Before people arrived in what is now Whanganui, there was a shifting mosaic of land and water. The Whanganui River and its tributaries flooded periodically, changing their courses, sometimes flowing against the base of St John's Hill and Aramoho, other times towards "Wanganui East". Silt was deposited, either to become vegetated or remobilised in later floods. There is an obvious past course of the Whanganui, roughly from where SH4 meets Kaimatira Rd and then to No 3 Line and down what is now Matarawa Stream to Kowhai Park.
Seemingly flat, the floodplain would have had many minor ridges and terraces that the slowly rising land lifted above all but the largest floods. The terraces offered safe building sites in the 19th and early 20th centuries, ie above Anzac Parade.
Occasionally flooded land would have supported swamps of harakeke (flax), toetoe, sedges and shrubs. Swamp forest established eventually where destructive floods were rare. Almost the only visible record of the vegetation in those pre-human times is the 8ha of swamp forest that is now Gordon Park Scenic Reserve.
Floods on a wide, vegetated floodplain have lower water levels and slower flows than would otherwise occur.

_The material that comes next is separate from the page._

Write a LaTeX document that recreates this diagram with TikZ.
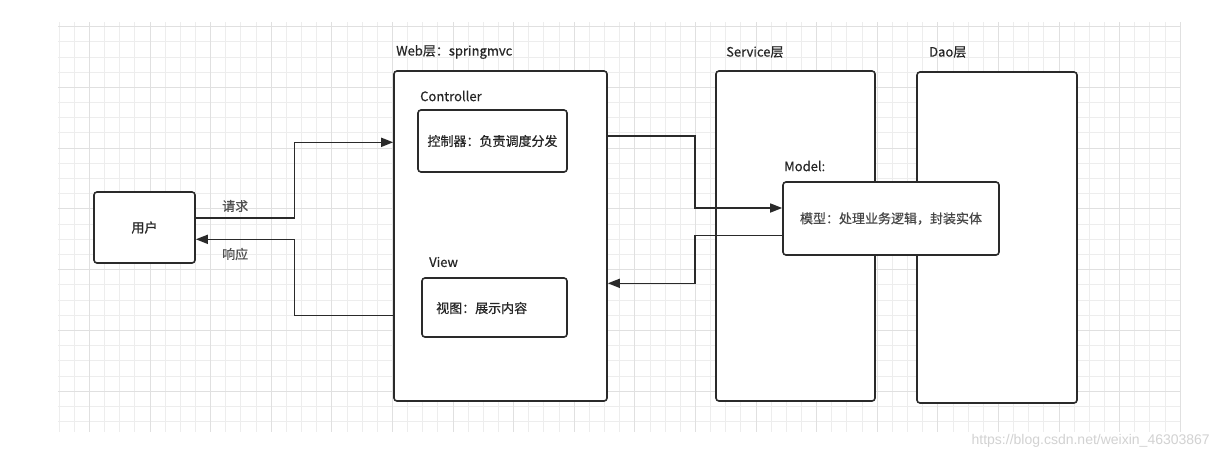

Building stopbanks narrows the floodplain, resulting in higher water levels and faster flows. Moreover, the natural vegetation on the floodplain was adapted to survive floods, much as bamboo groves in Kowhai Park do today. It trapped silt and absorbed some of the flood's kinetic energy. The impacts of the Whanganui's floods since European settlement have been because the ecological principles of river behaviour are not understood - or ignored.